> **THE REQUEST**
Filter the entries and keep only the lines where the string "with" appears.

> **RECORD EXCERPTS**

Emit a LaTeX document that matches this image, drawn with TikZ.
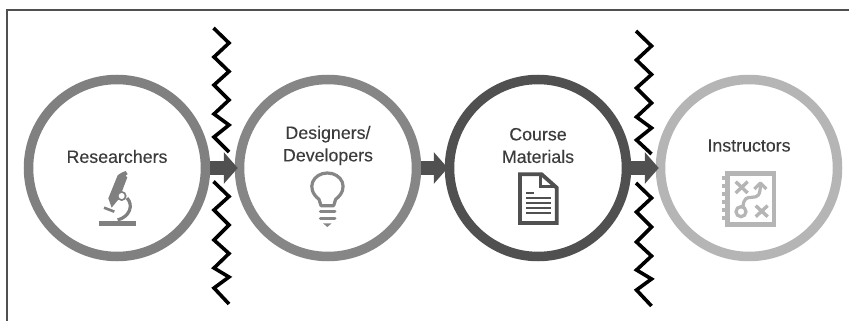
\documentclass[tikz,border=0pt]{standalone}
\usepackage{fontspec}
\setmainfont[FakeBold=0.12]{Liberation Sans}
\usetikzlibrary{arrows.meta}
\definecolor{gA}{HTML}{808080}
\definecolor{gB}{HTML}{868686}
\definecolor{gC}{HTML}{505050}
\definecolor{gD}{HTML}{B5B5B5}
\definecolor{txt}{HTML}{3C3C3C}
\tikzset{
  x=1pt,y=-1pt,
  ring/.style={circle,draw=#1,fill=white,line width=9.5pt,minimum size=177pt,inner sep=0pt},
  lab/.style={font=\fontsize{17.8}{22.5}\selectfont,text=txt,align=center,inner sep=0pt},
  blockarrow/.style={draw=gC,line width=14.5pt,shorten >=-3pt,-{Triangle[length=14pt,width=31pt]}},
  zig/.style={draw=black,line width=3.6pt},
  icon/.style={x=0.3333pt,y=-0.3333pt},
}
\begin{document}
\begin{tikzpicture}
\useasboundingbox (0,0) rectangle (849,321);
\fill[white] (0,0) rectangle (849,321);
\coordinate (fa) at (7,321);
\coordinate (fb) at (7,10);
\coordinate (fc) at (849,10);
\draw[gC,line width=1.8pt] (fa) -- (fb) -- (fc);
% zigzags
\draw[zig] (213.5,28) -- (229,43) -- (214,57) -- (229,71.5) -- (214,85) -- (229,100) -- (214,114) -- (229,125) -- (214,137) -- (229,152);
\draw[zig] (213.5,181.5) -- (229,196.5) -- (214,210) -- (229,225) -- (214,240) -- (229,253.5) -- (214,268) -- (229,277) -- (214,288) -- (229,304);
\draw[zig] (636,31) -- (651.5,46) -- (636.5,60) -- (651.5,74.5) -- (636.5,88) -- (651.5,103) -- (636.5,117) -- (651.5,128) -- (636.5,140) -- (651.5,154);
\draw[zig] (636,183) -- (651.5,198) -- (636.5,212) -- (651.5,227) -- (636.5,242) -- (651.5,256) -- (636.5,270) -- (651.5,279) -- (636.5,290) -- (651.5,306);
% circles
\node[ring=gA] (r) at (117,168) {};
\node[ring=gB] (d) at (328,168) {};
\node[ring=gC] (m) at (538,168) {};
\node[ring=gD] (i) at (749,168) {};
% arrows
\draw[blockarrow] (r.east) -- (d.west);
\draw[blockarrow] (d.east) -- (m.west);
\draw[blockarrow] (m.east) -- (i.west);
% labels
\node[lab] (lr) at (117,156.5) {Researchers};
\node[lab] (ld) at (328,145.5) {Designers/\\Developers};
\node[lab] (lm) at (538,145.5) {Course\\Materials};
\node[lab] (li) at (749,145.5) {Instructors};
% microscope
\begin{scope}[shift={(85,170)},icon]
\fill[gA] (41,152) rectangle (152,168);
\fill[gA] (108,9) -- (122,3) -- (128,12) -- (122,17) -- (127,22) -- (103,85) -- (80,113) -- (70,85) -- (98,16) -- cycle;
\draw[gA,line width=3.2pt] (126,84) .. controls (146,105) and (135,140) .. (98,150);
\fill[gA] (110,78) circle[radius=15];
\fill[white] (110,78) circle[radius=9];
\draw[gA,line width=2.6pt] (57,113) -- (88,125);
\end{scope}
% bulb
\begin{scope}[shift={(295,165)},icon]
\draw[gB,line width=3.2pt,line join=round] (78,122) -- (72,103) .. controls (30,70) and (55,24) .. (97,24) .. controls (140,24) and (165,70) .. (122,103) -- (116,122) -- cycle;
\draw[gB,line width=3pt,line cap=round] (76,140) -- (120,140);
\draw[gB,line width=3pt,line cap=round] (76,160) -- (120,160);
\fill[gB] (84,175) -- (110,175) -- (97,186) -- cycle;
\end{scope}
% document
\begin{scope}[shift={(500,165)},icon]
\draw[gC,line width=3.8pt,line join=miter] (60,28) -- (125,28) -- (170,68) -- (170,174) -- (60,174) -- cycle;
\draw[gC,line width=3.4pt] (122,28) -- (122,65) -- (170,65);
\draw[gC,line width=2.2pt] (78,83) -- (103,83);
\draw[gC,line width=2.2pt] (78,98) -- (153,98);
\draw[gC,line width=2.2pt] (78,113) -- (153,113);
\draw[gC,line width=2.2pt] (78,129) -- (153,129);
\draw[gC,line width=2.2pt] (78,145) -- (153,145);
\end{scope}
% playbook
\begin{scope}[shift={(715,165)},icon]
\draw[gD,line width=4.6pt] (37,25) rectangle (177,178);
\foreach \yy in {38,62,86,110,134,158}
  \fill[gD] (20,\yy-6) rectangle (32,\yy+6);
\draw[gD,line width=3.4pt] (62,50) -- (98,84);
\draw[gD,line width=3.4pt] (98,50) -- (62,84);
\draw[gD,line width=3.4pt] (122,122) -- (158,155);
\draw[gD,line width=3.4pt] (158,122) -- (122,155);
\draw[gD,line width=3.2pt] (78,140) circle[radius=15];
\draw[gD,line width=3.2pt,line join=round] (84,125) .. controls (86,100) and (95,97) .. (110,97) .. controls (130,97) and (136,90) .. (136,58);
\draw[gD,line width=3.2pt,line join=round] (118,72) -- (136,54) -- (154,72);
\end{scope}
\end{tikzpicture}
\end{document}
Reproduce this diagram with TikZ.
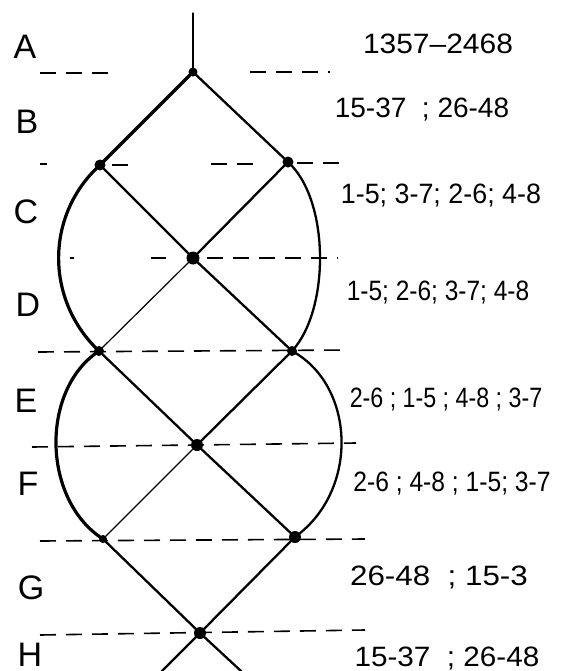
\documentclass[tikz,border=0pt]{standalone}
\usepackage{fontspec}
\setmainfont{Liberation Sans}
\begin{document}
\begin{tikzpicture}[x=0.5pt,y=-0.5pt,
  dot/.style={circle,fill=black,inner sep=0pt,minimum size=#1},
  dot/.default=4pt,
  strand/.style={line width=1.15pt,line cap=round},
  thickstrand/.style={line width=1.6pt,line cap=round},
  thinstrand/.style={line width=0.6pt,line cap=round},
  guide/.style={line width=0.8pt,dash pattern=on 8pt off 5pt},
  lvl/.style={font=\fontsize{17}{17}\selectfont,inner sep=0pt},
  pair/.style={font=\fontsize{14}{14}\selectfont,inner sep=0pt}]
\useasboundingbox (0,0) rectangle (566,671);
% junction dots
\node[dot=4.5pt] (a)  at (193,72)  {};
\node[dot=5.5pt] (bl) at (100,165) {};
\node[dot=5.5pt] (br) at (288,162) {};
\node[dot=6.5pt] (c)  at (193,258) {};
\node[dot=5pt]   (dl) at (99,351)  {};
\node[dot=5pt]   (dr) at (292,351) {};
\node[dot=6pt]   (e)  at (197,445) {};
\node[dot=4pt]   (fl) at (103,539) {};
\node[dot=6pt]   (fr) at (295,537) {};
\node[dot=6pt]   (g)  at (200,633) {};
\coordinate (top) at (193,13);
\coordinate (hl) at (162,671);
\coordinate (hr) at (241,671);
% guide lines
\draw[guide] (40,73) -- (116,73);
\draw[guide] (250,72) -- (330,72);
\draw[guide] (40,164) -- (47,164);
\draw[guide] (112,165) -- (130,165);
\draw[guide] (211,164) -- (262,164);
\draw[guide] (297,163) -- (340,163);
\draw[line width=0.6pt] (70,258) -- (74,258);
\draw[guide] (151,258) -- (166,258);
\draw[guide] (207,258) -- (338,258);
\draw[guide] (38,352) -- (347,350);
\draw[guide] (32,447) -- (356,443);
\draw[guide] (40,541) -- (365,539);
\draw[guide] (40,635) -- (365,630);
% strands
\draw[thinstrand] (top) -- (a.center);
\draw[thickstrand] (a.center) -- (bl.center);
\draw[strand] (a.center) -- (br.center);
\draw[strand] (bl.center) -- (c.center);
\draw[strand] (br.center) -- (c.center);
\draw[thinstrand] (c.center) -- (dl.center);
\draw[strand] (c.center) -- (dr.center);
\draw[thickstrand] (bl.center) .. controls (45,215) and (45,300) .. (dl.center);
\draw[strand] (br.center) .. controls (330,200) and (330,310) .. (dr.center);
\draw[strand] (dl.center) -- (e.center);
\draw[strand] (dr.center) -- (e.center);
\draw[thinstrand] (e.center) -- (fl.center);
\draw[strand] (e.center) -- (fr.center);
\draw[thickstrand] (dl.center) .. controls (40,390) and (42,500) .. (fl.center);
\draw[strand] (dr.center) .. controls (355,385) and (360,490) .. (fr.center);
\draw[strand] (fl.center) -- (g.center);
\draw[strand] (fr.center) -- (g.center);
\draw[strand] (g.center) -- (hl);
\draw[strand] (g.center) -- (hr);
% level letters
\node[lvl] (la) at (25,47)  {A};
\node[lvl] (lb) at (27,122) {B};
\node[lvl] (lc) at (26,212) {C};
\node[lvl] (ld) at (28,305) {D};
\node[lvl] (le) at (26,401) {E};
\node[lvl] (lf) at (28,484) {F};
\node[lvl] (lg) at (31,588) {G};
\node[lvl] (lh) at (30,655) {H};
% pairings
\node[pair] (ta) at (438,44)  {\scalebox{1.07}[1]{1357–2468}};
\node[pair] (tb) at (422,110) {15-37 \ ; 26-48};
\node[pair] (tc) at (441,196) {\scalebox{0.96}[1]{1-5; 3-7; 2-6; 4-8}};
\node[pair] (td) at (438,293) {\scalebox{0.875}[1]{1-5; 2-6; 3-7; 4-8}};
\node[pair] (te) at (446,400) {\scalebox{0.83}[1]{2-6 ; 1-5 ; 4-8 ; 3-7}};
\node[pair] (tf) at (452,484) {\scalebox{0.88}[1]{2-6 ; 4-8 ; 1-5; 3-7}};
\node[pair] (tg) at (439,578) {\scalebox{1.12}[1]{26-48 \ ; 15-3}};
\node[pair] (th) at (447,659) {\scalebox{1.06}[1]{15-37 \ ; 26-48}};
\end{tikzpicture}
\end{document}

> **RESPONSE TO THIS TASK**
Emit a LaTeX document that matches this image, drawn with TikZ.
Reproduce this diagram with TikZ.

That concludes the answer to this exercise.